The Iowa city of 40,000 ranks right along with Hong Kong, Tokyo and Paris for fast broadband, thanks to a city utility-backed fiber optic network. "That's the company you're keeping," Obama said Wednesday. "You're 100 times faster than the national average and you can log on at about the same price as a fully loaded cable bundle."
By comparison, Los Angeles, New York and Washington D.C. offer just 500Mbps download speeds, Obama said in the earlier video. "That may mean money if you are trying to do a business meeting," he added. "You may lose a customer if you're not able to respond quickly.... There are real world consequences to this and it makes us less economically competitive."
Urges FCC toward more regulation
In November, Obama pushed for separate net neutrality measures that would prevent Internet providers from throttling speeds and taking payments to prioritze certain content providers.

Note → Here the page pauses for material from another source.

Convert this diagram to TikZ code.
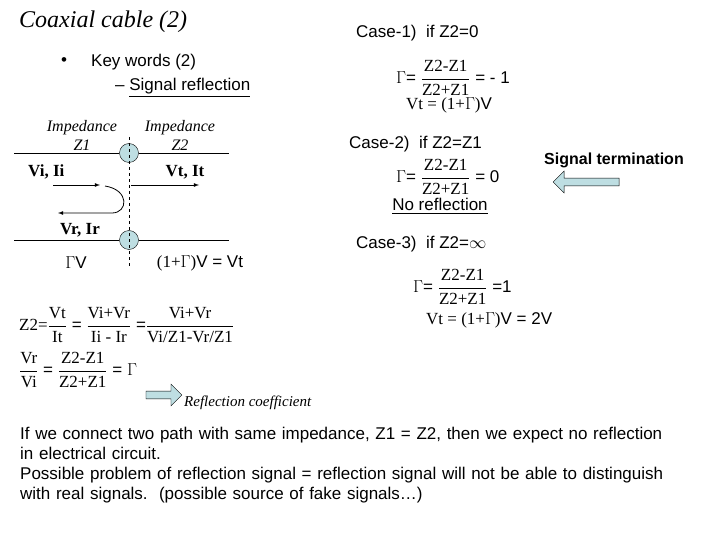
\documentclass[tikz,border=0pt]{standalone}
\usepackage{amsmath}
\usepackage{fontspec}
\setmainfont{Liberation Serif}
\setsansfont{Liberation Sans}
\usepackage{tikz}
\usetikzlibrary{shapes, arrows, positioning, calc}
\definecolor{pale}{RGB}{190,222,226}
\newcommand{\fr}[2]{$\dfrac{\text{\rmfamily #1}}{\text{\rmfamily #2}}$}

\begin{document}
\begin{tikzpicture}[x=1pt, y=-1pt,
        every node/.style={inner sep=1pt, font=\sffamily\fontsize{17}{20}\selectfont},
        ital/.style={font=\rmfamily\itshape\fontsize{16}{19}\selectfont, align=center},
        bold/.style={font=\rmfamily\bfseries\fontsize{17}{20}\selectfont},
        joint/.style={circle, draw, fill=pale, minimum size=19pt, inner sep=0pt},
        fat/.style={single arrow, draw, fill=pale, minimum height=36pt, minimum width=22pt, single arrow head extend=4pt, inner sep=2pt}
    ]
        \useasboundingbox (0,0) rectangle (720,540);

        % Title and key words
        \node[anchor=west, font=\rmfamily\itshape\fontsize{24}{28}\selectfont] (title) at (18,22) {Coaxial cable (2)};
        \node[anchor=west] (bullet) at (60,62) {•};
        \node[anchor=west] (keys) at (90,62) {Key words (2)};
        \node[anchor=west] (refl) at (114,88) {– \underline{Signal reflection}};

        % Cable
        \node[ital] (imp1) at (82,135) {Impedance\\Z1};
        \node[ital] (imp2) at (180,135) {Impedance\\Z2};
        \node[joint] (jtop) at (129,153) {};
        \node[joint] (jbot) at (129,240) {};
        \coordinate (tl) at (14,153); \coordinate (tr) at (229,153);
        \coordinate (bl) at (14,240); \coordinate (br) at (229,240);
        \draw (tl) -- (jtop) -- (tr);
        \draw (bl) -- (jbot) -- (br);
        \coordinate (dtop) at (129,137); \coordinate (dbot) at (129,266);
        \draw[dashed] (dtop) -- (dbot);

        \node[bold, anchor=west] (vi) at (27,172) {Vi, Ii};
        \node[bold] (vt) at (185,172) {Vt, It};
        \node[bold] (vr) at (80,230) {Vr, Ir};
        \coordinate (a1) at (53,185); \coordinate (a2) at (100,185);
        \coordinate (b1) at (131,185); \coordinate (b2) at (199,185);
        \coordinate (c1) at (105,186); \coordinate (c2) at (58,213);
        \draw[-latex, thick] (a1) -- (a2);
        \draw[-latex, thick] (b1) -- (b2);
        \draw[-latex, thick] (c1) .. controls (130,190) and (128,213) .. (112,213) -- (c2);

        \node (gv) at (76,263) {{\rmfamily$\Gamma$}V};
        \node (tv) at (200,263) {{\rmfamily(1+$\Gamma$)}V = Vt};

        % Formulas
        \node[anchor=west] (zeq) at (18,325) {{\rmfamily Z2=}\fr{Vt}{It} = \fr{Vi+Vr}{Ii - Ir} =\fr{Vi+Vr}{Vi/Z1-Vr/Z1}};
        \node[anchor=west] (gam) at (18,370) {\fr{Vr}{Vi} = \fr{Z2-Z1}{Z2+Z1} = {\rmfamily$\Gamma$}};
        \node[fat] (toref) at (162,395) {};
        \node[ital, anchor=west, font=\rmfamily\itshape\fontsize{15}{17}\selectfont] (refc) at (183,403) {Reflection coefficient};

        % Case 1
        \node[anchor=west] (case1) at (355,33) {Case-1)\ \ if Z2=0};
        \node[anchor=west] (f1) at (395,78) {{\rmfamily$\Gamma$}= \fr{Z2-Z1}{Z2+Z1} = - 1};
        \node[anchor=west] (v1) at (405,105) {{\rmfamily Vt = (1+$\Gamma$)}V};

        % Case 2
        \node[anchor=west] (case2) at (348,144) {Case-2)\ \ if Z2=Z1};
        \node[anchor=west] (f2) at (395,177) {{\rmfamily$\Gamma$}= \fr{Z2-Z1}{Z2+Z1} = 0};
        \node (noref) at (440,206) {\underline{No reflection}};
        \node (term) at (614,160) {\bfseries\fontsize{16}{19}\selectfont Signal termination};
        \node[fat, shape border rotate=180, minimum height=66pt] (toterm) at (588,182) {};

        % Case 3
        \node[anchor=west] (case3) at (355,244) {Case-3)\ \ if Z2=$\infty$};
        \node[anchor=west] (f3) at (412,287) {{\rmfamily$\Gamma$}= \fr{Z2-Z1}{Z2+Z1} =1};
        \node[anchor=west] (v3) at (425,320) {{\rmfamily Vt = (1+$\Gamma$)}V = 2V};

        % Comment
        \node[anchor=north west, align=left, text width=700pt] (note) at (19,426)
            {If we connect two path with same impedance, Z1 = Z2, then we expect no reflection\\
             in electrical circuit.\\
             Possible problem of reflection signal = reflection signal will not be able to distinguish\\
             with real signals.\ \ (possible source of fake signals…)};
    \end{tikzpicture}
\end{document}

At the time, he also said the Federal Communications Commission (FCC) should regulate Internet providers under Title II provisions. That approach has unleashed a firestorm of opposition from traditional ISPs who feel it will lead to too much regulation.
Incumbent wireless and wired ISPs are also expected to oppose Obama's latest plans in state legislatures and potentially before Congress. Opponents include the National Cable and Telecommunications Association trade group, which argues its members spent $230 billion over two decades to upgrade networks, with top speeds increasing 3,200% in the past decade. The Information Technology and Innovation Foundation also objected to Obama's plan on Wednesday, calling it "good politics, but bad policy."
Among several measures, the president wants the FCC to allow municipal broadband projects in the 19 states that limit cities from conducting their own rollouts. It isn't clear precisely how he hopes the federal agency will do so, but called it a first step in his program.
"I'm on the side of competition and small business owners," Obama told the Iowa audience. "A community has the right to make its own choice, and nobody is forcing you to. If the state laws restrict or prohibit [municipal broadband], all of us, including the FCC should do everything we can to push back on those old laws. More competition means better products and better prices."